MEGAN TRASK (Front Desk Assistant, Sunshine Primary Care): I could tell from the minute she checked in that she was fat. Like, real fat. The craziest cankles I’ve ever seen.

IVY GREENE (Fat Lady): I twisted my ankle playing soccer on Sunday, and by Monday morning it was the size of a softball. I decided to try this new walk-in clinic to make sure it wasn’t broken.

GRACE STONE, RN (Nurse): When I called her name, she could barely hobble out of the waiting room. Poor thing. She was almost too fat to walk!

GREENE: I asked the front desk for crutches, but they said I needed a prescription.

NURSE STONE: While I was taking her blood pressure, I asked about her exercise routine. She listed a bunch of sports and stuff, but I wrote down “none.” I mean, come on. I have eyes.

GREENE: I told the nurse I jog three days a week, play soccer, lift weights, and take spin classes. She just giggled. Honestly, I’m used to it. It was kind of annoying when she took my blood pressure four times, though.

NURSE STONE: I’ve never seen a fat person with good blood pressure before. Or, I have, but it gets me every time. Like, how is that possible? Being fat is horrible for you. Anyway, I knew I’d get the truth when she stepped on the scale. But she could barely even stand.

GREENE: I couldn’t put any weight on my right ankle, so it was hard to stand still to be weighed. The nurse accused me of trying to “beat the scale.”

NURSE STONE: After I put her in the exam room, I pulled the doc aside and told him her vitals were all good. Except for the most important one—BMI.

FREDERICK McMILLER, MD (Primary Care Physician): I reviewed the patient’s chart in detail before seeing her, as is my typical approach in difficult cases like this one. Megan had listed the chief complaint as “fat ankles.” I knew immediately that the patient’s ankle swelling was likely caused by heart failure, diabetes, gout, or a combination of all three. It was just so tragic to see in a 33-year-old woman. The sequelae of female obesity are truly terrible to behold.

GREENE: When Dr. McMiller came in, he looked like he was going to tell me I had cancer. He started talking about heart failure, and I was so stunned I couldn’t interrupt. I kept trying to point to my ankle, but he just moved on to diabetes.

DR. McMILLER: The poor woman was shell-shocked. I don’t think anyone had ever told her she was obese before, or what the consequences might be. It’s a shame our culture is so lax about obesity detection.
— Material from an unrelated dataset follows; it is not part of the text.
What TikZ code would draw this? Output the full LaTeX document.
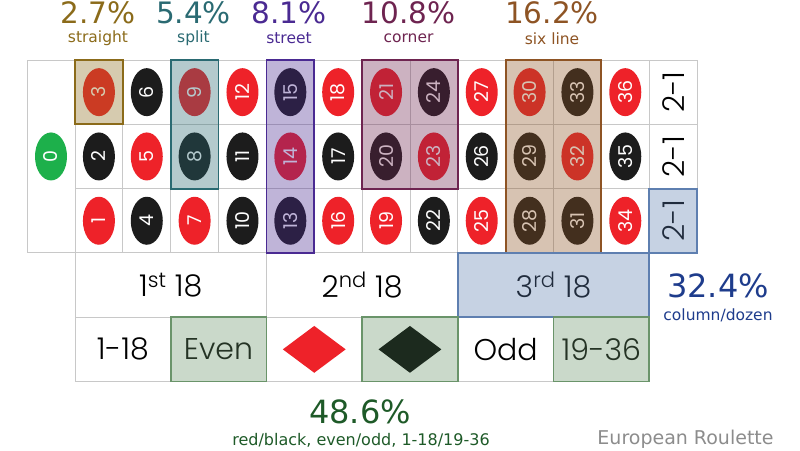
\documentclass[tikz,border=0pt]{standalone}
\usepackage{fontspec}
\setmainfont{DejaVu Sans}
\newfontfamily\tblfont{Poppins}[UprightFont=* Light]
\newfontfamily\chipfont{Poppins}
\usetikzlibrary{shapes.geometric}
\definecolor{gridgray}{HTML}{C8C8C8}
\definecolor{rr}{HTML}{EE2229}
\definecolor{bk}{HTML}{1C1C1C}
\definecolor{bkd}{HTML}{1C2A1E}
\definecolor{gr}{HTML}{1DB04B}
\definecolor{straightC}{HTML}{8B6B1A}
\definecolor{splitC}{HTML}{2A6A72}
\definecolor{streetC}{HTML}{4A2A92}
\definecolor{cornerC}{HTML}{6E2450}
\definecolor{sixC}{HTML}{8E5424}
\definecolor{colC}{HTML}{5E7FB0}
\definecolor{evenC}{HTML}{6A946A}
\definecolor{colT}{HTML}{1E3C8C}
\definecolor{evenT}{HTML}{1E5A28}
\definecolor{titleT}{HTML}{8C8C8C}
\begin{document}
\begin{tikzpicture}[x=1pt,y=-1pt,
  cell/.style={draw=gridgray, fill=white, line width=0.9pt, rectangle, inner sep=0pt, outer sep=0pt,
    minimum width=47.85pt, minimum height=64.3pt},
  chip/.style={ellipse, rotate=90, minimum width=48pt, minimum height=32pt, inner sep=0pt,
    text=white, font=\chipfont\fontsize{19}{19}\selectfont},
  bigtxt/.style={font=\tblfont\fontsize{30}{32}\selectfont, text=black},
  hl/.style={draw=#1, fill=#1, fill opacity=0.35, line width=1.8pt},
  pct/.style={font=\fontsize{29.5}{31}\selectfont, inner sep=0pt},
  bpct/.style={font=\fontsize{32}{34}\selectfont, inner sep=0pt},
  lbl/.style={font=\fontsize{15.5}{17}\selectfont, inner sep=0pt},
  dia/.style={diamond, minimum width=63pt, minimum height=47pt, inner sep=0pt}]
\useasboundingbox (0,0) rectangle (800,450);

% zero cell
\node[cell, minimum width=48pt, minimum height=192.9pt] (zero) at (51,156.45) {};
% number cells
\foreach \c in {1,...,12}{
  \foreach \r in {1,2,3}{
    \pgfmathtruncatemacro\n{3*\c-\r+1}
    \pgfmathsetmacro\xx{75+(\c-0.5)*47.85}
    \pgfmathsetmacro\yy{60+(\r-0.5)*64.3}
    \node[cell] (cell\n) at (\xx,\yy) {};
  }
}
% 2-1 column
\foreach \r in {1,2,3}{
  \pgfmathsetmacro\yy{60+(\r-0.5)*64.3}
  \node[cell] (col\r) at (673.1,\yy) {};
  \node[bigtxt, rotate=90] (coltxt\r) at (col\r) {2-1};
}
% dozens
\node[cell, minimum width=191.4pt] (doz1) at (170.7,285.05) {};
\node[cell, minimum width=191.4pt] (doz2) at (362.1,285.05) {};
\node[cell, minimum width=191.4pt] (doz3) at (553.5,285.05) {};
\node[bigtxt] (doz1t) at (doz1) {1\textsuperscript{st} 18};
\node[bigtxt] (doz2t) at (doz2) {2\textsuperscript{nd} 18};
\node[bigtxt] (doz3t) at (doz3) {3\textsuperscript{rd} 18};
% even-money row
\node[cell, minimum width=95.7pt] (low) at (122.85,349.35) {};
\node[cell, minimum width=95.7pt] (even) at (218.55,349.35) {};
\node[cell, minimum width=95.7pt] (red) at (314.25,349.35) {};
\node[cell, minimum width=95.7pt] (black) at (409.95,349.35) {};
\node[cell, minimum width=95.7pt] (odd) at (505.65,349.35) {};
\node[cell, minimum width=95.7pt] (high) at (601.35,349.35) {};
\node[bigtxt] (lowt) at (low) {1-18};
\node[bigtxt] (event) at (even) {Even};
\node[bigtxt] (oddt) at (odd) {Odd};
\node[bigtxt] (hight) at (high) {19-36};
\node[dia, fill=rr] (reddia) at (red) {};

% chips
\node[chip, fill=gr] (chip0) at (zero) {0};
\foreach \n/\col in {1/rr,2/bk,3/rr,4/bk,5/rr,6/bk,7/rr,8/bk,9/rr,10/bk,11/bk,12/rr,
  13/bk,14/rr,15/bk,16/rr,17/bk,18/rr,19/rr,20/bk,21/rr,22/bk,23/rr,24/bk,
  25/rr,26/bk,27/rr,28/bk,29/bk,30/rr,31/bk,32/rr,33/bk,34/rr,35/bk,36/rr}{
  \node[chip, fill=\col] (chip\n) at (cell\n) {\n};
}

% highlights
\draw[hl=straightC] (cell3.north west) rectangle (cell3.south east);
\draw[hl=splitC] (cell9.north west) rectangle (cell8.south east);
\draw[hl=streetC] (cell15.north west) rectangle (cell13.south east);
\draw[hl=cornerC] (cell21.north west) rectangle (cell23.south east);
\draw[hl=sixC] (cell30.north west) rectangle (cell31.south east);
\draw[hl=colC] (col3.north west) rectangle (col3.south east);
\draw[hl=colC] (doz3.north west) rectangle (doz3.south east);
\draw[hl=evenC] (even.north west) rectangle (even.south east);
\draw[hl=evenC] (black.north west) rectangle (black.south east);
\draw[hl=evenC] (high.north west) rectangle (high.south east);
\node[dia, fill=bkd] (blackdia) at (black) {};

% labels
\node[pct, text=straightC] (p1) at (98,13) {2.7\%};
\node[lbl, text=straightC] (l1) at (98,38.5) {straight};
\node[pct, text=splitC] (p2) at (193.5,13) {5.4\%};
\node[lbl, text=splitC] (l2) at (193.5,38.5) {split};
\node[pct, text=streetC] (p3) at (289,13) {8.1\%};
\node[lbl, text=streetC] (l3) at (289,38.5) {street};
\node[pct, text=cornerC] (p4) at (408.5,13) {10.8\%};
\node[lbl, text=cornerC] (l4) at (408.5,38.5) {corner};
\node[pct, text=sixC] (p5) at (552,13) {16.2\%};
\node[lbl, text=sixC] (l5) at (552,38.5) {six line};
\node[bpct, text=colT] (p6) at (718,286) {32.4\%};
\node[lbl, text=colT] (l6) at (718,315) {column/dozen};
\node[bpct, text=evenT] (p7) at (360,412) {48.6\%};
\node[lbl, font=\fontsize{16}{18}\selectfont, text=evenT] (l7) at (361,440) {red/black, even/odd, 1-18/19-36};
\node[font=\fontsize{19}{21}\selectfont, text=titleT, inner sep=0pt] (title) at (685.5,439) {European Roulette};
\end{tikzpicture}
\end{document}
GREENE: He just kept muttering “obesity” over and over like it was a death sentence. I finally worked up the nerve to tell him I had hurt my ankle playing soccer, but—

DR. McMILLER: Ah yes, the old “playing soccer” canard. I see it all the time. Obese patients often present with strong vital signs and good self-reported exercise habits, but we doctors know the truth. They’re dying slowly by their own hand. Or mouth, I guess.

GREENE: He ordered a million tests, none of which was an x-ray for my ankle.

DR. McMILLER: Her heart sounded good, but I was sure heart disease was lurking under all those layers of hydrated fat somewhere. So I ordered an electrocardiogram, diabetes A1C, a uric acid blood test for gout, and a chest x-ray just to be sure. She kept saying she wanted an x-ray of her ankle, but I couldn’t justify such a waste of precious medical resources. Her swelling and bruising was clearly a side effect of obesity-induced chronic disease. There was no other possible cause.

GREENE: I just wanted to get out of there. I asked about crutches for the walk home, but he gave me a bunch of weight loss pamphlets and a prescription for an appetite suppressant.

DR. McMILLER: Crutches! Can you believe it? As though the cure for obesity is less walking. I blame the media. No one ever reports on the importance of diet and exercise anymore.

GREENE: I skipped the tests. It took a few weeks, but my ankle eventually healed on its own. It still makes this weird clicking noise, though. I should probably get it checked out, but it doesn’t seem worth it, you know?

DR. McMILLER: I never saw her again. I assume she died of obesity shortly after our appointment. So sad.